“You were a Trekkie?”

RORY: You were a Trekkie?
LUKE: I was not a Trekkie.
LORELAI: Uh uh, I do believe that denying you were a Trekkie is a violation of the Prime Directive.
RORY: Indubitably, captain.

Trekkie: a fan of the Star Trek franchise. Many serious fans dislike the term, preferring “Trekker”. Long stereotyped as hyper-obsessive supernerds, and even satirised by Star Trek itself.

Prime Directive: in Star Trek, the Prime Directive is a guiding principle that prohibits its members from interfering with the natural development of alien civilisations.

“Indubitably, captain”: Possibly the sort of thing Rory thinks that Mr Spock would say to Captain Kirk. The closest thing to it is a piece of dialogue from the 1987 series, Star Trek: The Next Generation, when Data says, “Indubitably, sir. Indubitably” to Captain Picard.

Lorelai is an arch-hypocrite to characterise Luke as a Star Trek nerd because he wore a Star Trek tee-shirt, and make fun of him: she is a huge fan of the show herself, and has made numerous references to it, including to Luke. In fact, she uses Star Trek lingo to make fun of Star Trek, something everyone, but most of all Luke, should have picked her up on.
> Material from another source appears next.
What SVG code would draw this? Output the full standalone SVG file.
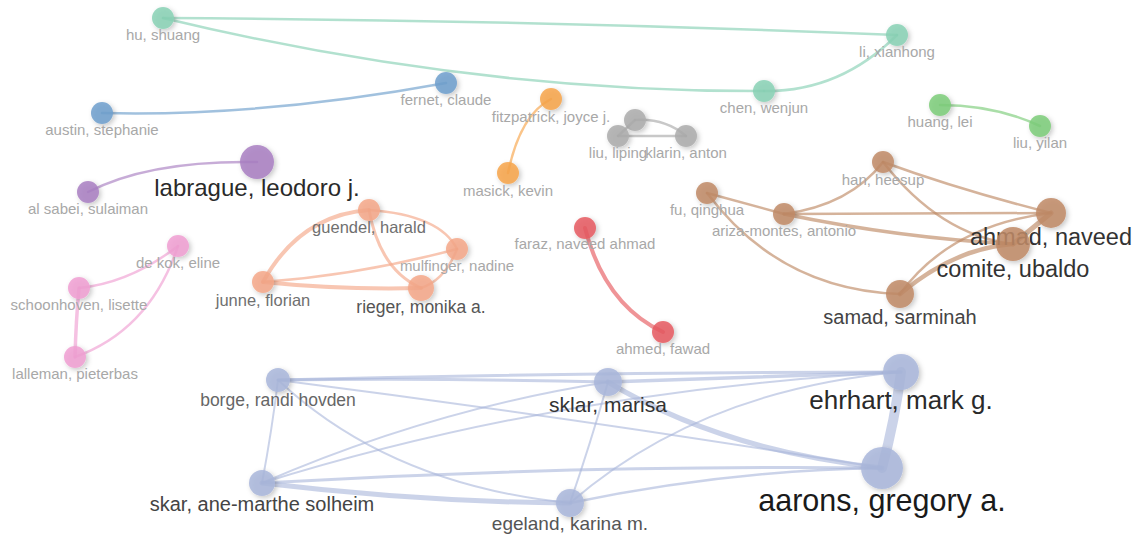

Also note that Rory has done the same thing in regard to Lane’s erstwhile crush, Rich Bloomenfeld – she made a snarky comment about him wearing the same Star Trek tee shirt every day when he was younger. It’s essentially the same joke as this, with Luke wearing a Star Trek tee-shirt when he was younger. Like Lorelai, Rory is a hypocrite; she has made references to watching Star Trek herself.

Fun fact: the name Lorelei appears in the animated series of Star Trek (1971-present). In the 1973 episode, The Lorelei Signal, a compelling musical signal lures the Enterprise to a remote planet, where the female inhabitants drain the male crew of their life force. During the process, the men’s judgement is affected as they experience euphoric hallucinations – rather like the way men behave around the two Lorelais in Gilmore Girls! In the episode, it is up to the female crew members of the ship to take command and rescue the men, so it’s a real girl power instalment.

Santa Barbara

LORELAI: So, Mia, how’s living in Santa Barbara?
MIA: Horrible. Did you know the damn sun shines all the time out there?
RORY: They’ve written songs about that.

Santa Barbara is a coastal city in California about ninety miles north of Los Angeles. Situated on the Pacific Ocean with a dry sunny Mediterranean climate, it is promoted as “The American Riviera”. Due to its geographic positioning, it has both cooler summers and warmer winters than surrounding areas, and despite what Mia says, it tends to be wetter in winter than its surrounds too, although rainfall is very variable.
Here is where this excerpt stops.